Even after a group of 60 Cambodian journalists thumbprinted an open letter calling for the release of two former Radio Free Asia reporters accused of “espionage”, some very high-profile voices remain conspicuously silent on the matter: those of the Club of Cambodian Journalists (CCJ) and the Union of Journalist Federations of Cambodia (UJFC).
Despite being the two main local bodies representing journalists, the organisations had no official response when Oun Chhin and Yeang Sothearin were detained last Tuesday, nor when they were provisionally charged over the weekend with providing “a foreign state with information which undermines national defence” – which carries a seven- to 15-year sentence.
Police initially said the two were detained for allegedly running an unlicensed karaoke production studio, but authorities later confirmed they were being investigated for allegedly setting up a studio for RFA, which the pair has denied. The United States-funded broadcaster shuttered its in-country operations in September amid a government crackdown on independent media.
Sun Narin, a journalist for Voice of America, said he was not a member of the Club for Cambodian Journalists, but had heard that its members wanted the organisation to stand up and condemn the case. But with little confidence that it would speak up, some of them took matters in their own hands by signing the open letter Sunday urging the court to drop the charges.
“The Club of Cambodian Journalists is still weak,” he said. “If it’s a political case, they can’t say anything besides just keeping mum.”
A journalist and member of the CCJ, who asked to remain anonymous and signed the open letter, said the “silence” of the organisation was not unusual, and that members were “not happy”.
“The Club of Cambodian Journalists has been slow to issue any statement to protect the rights and freedom of journalists in Cambodia,” the reporter said, referring to previous cases like the June arrests and subsequent charges against Cambodia Daily reporters Aun Pheap and Zsombor Peter, as well as the arrest warrant filed for RFA’s Chun Chanboth in May. “They always make an excuse that they need to think thoroughly . . . They are afraid that the statement can impact the [political situation].”
Ly Menghour, who is also a member of the club, questioned why only the pair had been targeted for arrest while foreign news agencies Reuters, Associated Press and Radio France International file dispatches abroad without accusations of conspiracy.
Pen Bona, the president of the Club of Cambodian Journalists and the editor-in-chief of the television station PNN, which is owned by tycoon and ruling party Senator Ly Yong Phat, justified the lack of response by saying that both Chhin and Sothearin have said they weren’t working for RFA at the time.

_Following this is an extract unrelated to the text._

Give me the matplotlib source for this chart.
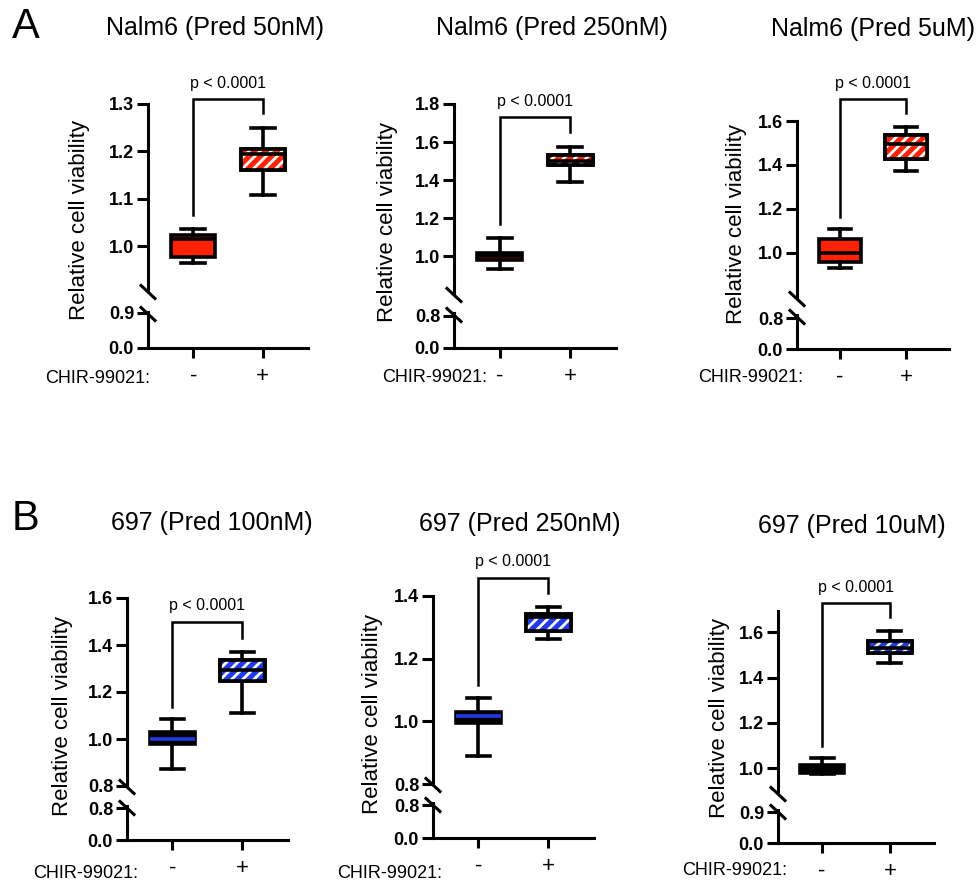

RFA has also said it no longer had a relationship with the pair – making them “not journalists anymore”, he said.
“For conclusion, we consider that this affair is not under the job of the Club of Cambodian Journalists,” he said, adding that it wasn’t their role to “protect” or advocate for people not currently working as journalists.
He claimed his position at PNN and as subordinate to Yong Phat, who has long ties to the Cambodian People’s Party, was unrelated to the muted stance. “The club and my position at the TV is different,” he said.
But to many, the fact that the arrests and charges were related to journalism should be enough to take action. “The charge is related to journalism work, so they [the club] have to say something,” Narin said.
In other recent cases in which journalists were targeted – including the case against the Daily’s Pheap and Peter and the arrest warrant for Chanboth – neither the CCJ nor the UJFC have extended public support.
According to Bona, the CCJ did send a representative to Ratanakkiri province when Peter and Pheap were arrested but determined the reporters had ample legal support. It reached a similar conclusion while Chanboth was awaiting trial for allegedly concealing his identity as a journalist to gain entry to Prey Sar prison, he said.
He said the group’s mission is “to promote journalism and provide training courses”, and if a journalist gets into legal trouble it will see how it can help.
Huy Vannak, president of the UJFC and a Ministry of Interior official, said the reason his organisation has been tight-lipped is because the union doesn’t “want to politicise and put more burden on the case”.
When asked if the case had already been politicised, given that the government has accused RFA of involvement in a purported opposition plot to topple the government, he said: “I can’t judge this matter, unless you have a lawyer to study the case.”
Vannak claimed his union has been working with the families of the accused since their arrests to provide a lawyer but said he could not elaborate further. Heng Beoun, who is Sothearin’s brother, said he didn’t know about the legal assistance.
Another organisation representing predominantly foreign journalists, the Overseas Press Club of Cambodia (OPCC), yesterday issued a statement decrying the case against the two former RFA reporters.
“The OPCC is alarmed at the continuing attacks on free press in Cambodia,” the statement reads. “By accusing them of supplying info to a foreign power with no evidence, the government is effectively criminalizing all journalism for foreign outlets or that might be read by foreign readers.”